She’s following in the footsteps of Tarana Burke, the New York activist who coined the phrase ‘me too’ in 2006 to empower women who have experienced sexual harassment and assault.
Hers is a story that became public in the wake of a powerful movement that was fired up after Hollywood actress Alyssa Milano in 2017 reignited the phrase by calling on women to speak up using the social media hashtag #MeToo.
Rachelle Cruz, a Toronto-based multi-media personality, is leading a crusade in the Canadian Filipino community to encourage women to break their silence about their own experiences.
Called Filipinas Speak Out, the campaign is being supported by women’s groups like GABRIELA Ontario.
According to the organization, there are “significant experiences of gender-based violence” in the community, but go unreported “mainly because of community stigma”.
“In the Filipino community, much has to be done in terms of addressing gender-based violence and patriarchy,” GABRIELA Ontario noted. “Long-held feudal-patriarchal values–where women and children are considered properties of men, have lower status, have no right in decision-making and generally inferior–shame victims or survivors for coming forward, speaking out, and reporting their feelings and emotions.”

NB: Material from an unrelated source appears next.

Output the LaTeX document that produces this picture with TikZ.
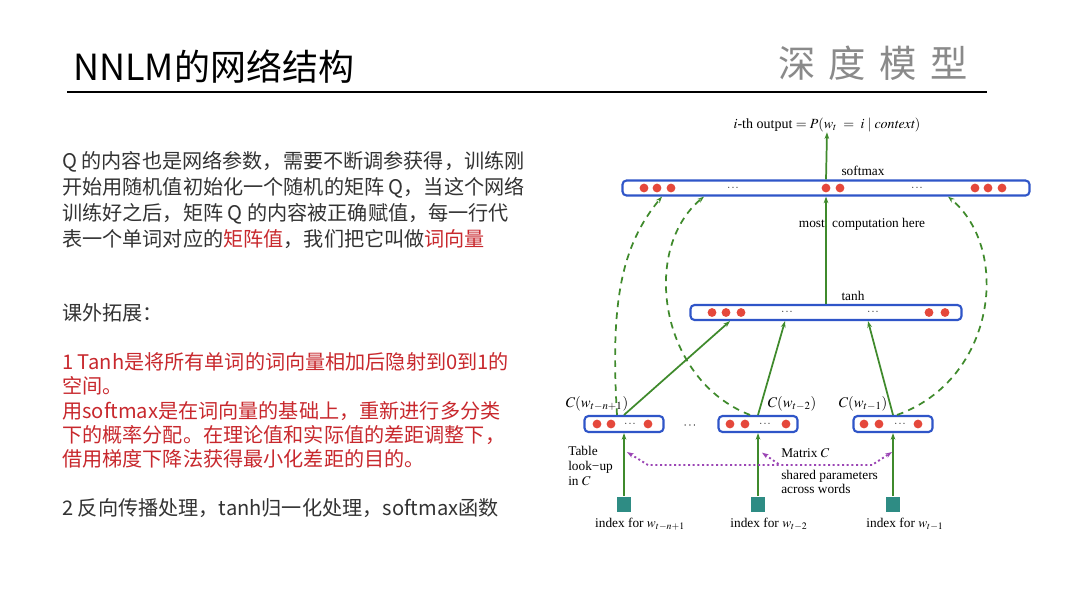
\documentclass[tikz,border=0pt]{standalone}
\usepackage{mathptmx}
\usepackage{fontspec}
\setmainfont{Liberation Serif}
\newfontfamily\cjk{Noto Sans CJK SC}
\usetikzlibrary{arrows.meta,calc}
\definecolor{BarBlue}{HTML}{2F55C8}
\definecolor{DotRed}{HTML}{E5483B}
\definecolor{FlowGreen}{HTML}{3F8A2C}
\definecolor{SharePurple}{HTML}{9B45B5}
\definecolor{IndexTeal}{HTML}{2E8C84}
\definecolor{TextRed}{HTML}{C8282D}
\definecolor{TextGray}{HTML}{333333}
\definecolor{LogoGray}{HTML}{8A8A8A}
\newcommand{\pxu}{0.75pt}
\newcommand{\DotRow}[2]{%
  \foreach \dx in {#1} {\fill[DotRed] (\dx,#2) circle (4.4);}%
}
\tikzset{
  layer/.style={draw=BarBlue,line width=1.6pt,rounded corners=3pt,fill=white,
    inner sep=0pt,minimum height=15*\pxu},
  idxbox/.style={fill=IndexTeal,inner sep=0pt,minimum width=14*\pxu,minimum height=15*\pxu},
  flow/.style={FlowGreen,line width=1.3pt,-{Stealth[length=5pt,width=3.5pt]}},
  skiparc/.style={FlowGreen,line width=1.3pt,dashed,dash pattern=on 5pt off 4pt,
    -{Stealth[length=5pt,width=3.5pt]}},
  shared/.style={SharePurple,line width=1.4pt,dash pattern=on 1.5pt off 2pt,
    {Stealth[length=5pt,width=3.5pt]}-{Stealth[length=5pt,width=3.5pt]}},
  lbl/.style={font=\fontsize{10}{11.3}\selectfont,inner sep=0pt},
  ell/.style={font=\footnotesize,inner sep=0pt},
  slide/.style={font=\cjk\fontsize{15.1}{19.5}\selectfont,text=TextGray,align=left,
    anchor=north west,inner sep=0pt},
}

\begin{document}
\begin{tikzpicture}[x=0.75pt,y=-0.75pt]
  \fill[white] (0,0) rectangle (1080,608);
  \useasboundingbox (0,0) rectangle (1080,608);

  % Title
  \node[font=\cjk\fontsize{27}{30}\selectfont,anchor=base west,inner sep=0pt] (title) at (73,80) {NNLM的网络结构};
  \node[font=\cjk\fontsize{28}{30}\selectfont,text=LogoGray,anchor=base west,inner sep=0pt] (logo) at (778,77)
    {深\hspace{10pt}度\hspace{10pt}模\hspace{10pt}型};
  \draw[line width=1.5pt] (67,92) -- (987,92);

  % Slide text
  \node[slide] (para) at (62,151) {Q 的内容也是网络参数，需要不断调参获得，训练刚\\
    开始用随机值初始化一个随机的矩阵 Q，当这个网络\\
    训练好之后，矩阵 Q 的内容被正确赋值，每一行代\\
    表一个单词对应的{\color{TextRed}矩阵值}，我们把它叫做{\color{TextRed}词向量}};
  \node[slide] (extra) at (62,303) {课外拓展：};
  \node[slide,text=TextRed,font=\cjk\fontsize{15.1}{18.3}\selectfont] (note1) at (62,352)
    {1 Tanh是将所有单词的词向量相加后隐射到0到1的\\
    空间。\\
    用softmax是在词向量的基础上，重新进行多分类\\
    下的概率分配。在理论值和实际值的差距调整下，\\
    借用梯度下降法获得最小化差距的目的。};
  \node[slide] (note2) at (62,498) {2 反向传播处理，tanh归一化处理，softmax函数};

  % Layers
  \node[layer,minimum width=407*\pxu] (sm) at (826,188) {};
  \node[layer,minimum width=271*\pxu] (th) at (826,312.5) {};
  \node[layer,minimum width=79*\pxu,minimum height=16*\pxu] (c1) at (624,424) {};
  \node[layer,minimum width=79*\pxu,minimum height=16*\pxu] (c2) at (758,424) {};
  \node[layer,minimum width=79*\pxu,minimum height=16*\pxu] (c3) at (893,424) {};

  \DotRow{644,657,671,826,840,975,988,1002}{188}
  \DotRow{712,726,741,929,945}{312.5}
  \DotRow{597,611,648}{424}
  \DotRow{730,745,786}{424}
  \DotRow{864,879,918}{424}
  \node[ell] (e1) at (733,188) {$\cdots$};
  \node[ell] (e2) at (917,188) {$\cdots$};
  \node[ell] (e3) at (787,312.5) {$\cdots$};
  \node[ell] (e4) at (873,312.5) {$\cdots$};
  \node[ell] (e5) at (630,424) {$\cdots$};
  \node[ell] (e6) at (765,424) {$\cdots$};
  \node[ell] (e7) at (900,424) {$\cdots$};
  \node[ell,font=\small] (e8) at (690,426) {$\cdots$};

  % Index squares
  \node[idxbox] (ix1) at (624,504) {};
  \node[idxbox] (ix2) at (758,504) {};
  \node[idxbox] (ix3) at (893,504) {};

  % Labels
  \node[lbl,font=\fontsize{10.5}{12}\selectfont] (out) at (827,125) {$i$-th output $= P(w_t\;=\;i\mid \mathit{context})$};
  \node[lbl] (smlab) at (863,171) {softmax};
  \node[lbl] (thlab) at (853,296) {tanh};
  \node[lbl] (mc) at (862,224) {most\hspace{3pt} computation here};
  \node[lbl,font=\fontsize{11}{12}\selectfont] (cl1) at (597,404) {$C(w_{t-n+1})$};
  \node[lbl,font=\fontsize{11}{12}\selectfont] (cl2) at (792,404) {$C(w_{t-2})$};
  \node[lbl,font=\fontsize{11}{12}\selectfont] (cl3) at (863,404) {$C(w_{t-1})$};
  \node[lbl] (il1) at (640,524) {index for $w_{t-n+1}$};
  \node[lbl] (il2) at (769,524) {index for $w_{t-2}$};
  \node[lbl] (il3) at (905,524) {index for $w_{t-1}$};
  \node[lbl,align=left,anchor=north west] (tbl) at (568,446) {Table\\look−up\\in $C$};
  \node[lbl,anchor=west] (mat) at (781,453) {Matrix $C$};
  \node[lbl,align=left,anchor=north west,font=\fontsize{10}{10.3}\selectfont] (shr) at (781,470)
    {shared parameters\\across words};

  % Connections
  \draw[flow] (sm.north) -- (out.south);
  \draw[flow] (th.north) -- (sm.south);
  \draw[flow] (c1.north) -- ($(th.south)+(-96,0)$);
  \draw[flow] (c2.north) -- ($(th.south)+(-41,0)$);
  \draw[flow] (c3.north) -- ($(th.south)+(42,0)$);
  \draw[skiparc] ($(c1.north)+(-7,0)$) .. controls (610,300) and (622,245) .. ($(sm.south)+(-164,0)$);
  \draw[skiparc] ($(c2.north)+(-8,0)$) .. controls (660,380) and (640,250) .. ($(sm.south)+(-122,0)$);
  \draw[skiparc] ($(c3.north)+(4,0)$) .. controls (995,380) and (1012,250) .. ($(sm.south)+(122,0)$);
  \foreach \i in {1,2,3} {\draw[flow] (ix\i.north) -- (c\i.south);}

  % Shared matrix C
  \coordinate (pl) at (648,465);
  \coordinate (pm) at (780,465);
  \coordinate (pr) at (872,465);
  \draw[shared] ($(c1.south)!0.3!(ix1.north)+(3,0)$) -- (pl) -- (pr) -- ($(c3.south)!0.3!(ix3.north)+(-1,0)$);
  \draw[shared,{Stealth[length=5pt,width=3.5pt]}-] ($(c2.south)!0.31!(ix2.north)+(4,0)$) -- (pm);
\end{tikzpicture}
\end{document}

In an announcement over social media, Cruz said that she will be in Vancouver on February 26 to emcee a women’s event for entrepreneurs.
According to Cruz, the event will also be an opportunity to talk about the Filipinas Speak Out campaign, which has the hashtag #FilipinasSpeakOut.
Called "God-Driven Women", the February 26 dinner event will be held at the Fraserview Banquet Hall (8240 Fraser Street).
Cruz is a TV correspondent for Balitang America of the North American bureau of ABS-CBN News in the Philippines.
Cruz studied TV and radio broadcasting at Ryerson University. She also writes for a number of publications.
Last year, Cruz made public her experience of alleged assault by a well-known member of the Canadian Filipino in Toronto.
Based on Statistics Canada figures cited by the Canadian Women’s Foundation, women self-reported 553,000 sexual assaults in 2014.
“Like other forms of violence against women, sexual assault is rooted in gender inequality,” the foundation notes. “It’s driven by the idea that the needs, feelings, or beliefs of one person/group are more correct or important than those of another person/group. Those who commit sexual assault perceive the victim as unequal. This inequality creates a rationale for control, humiliation, intimidation and abuse.”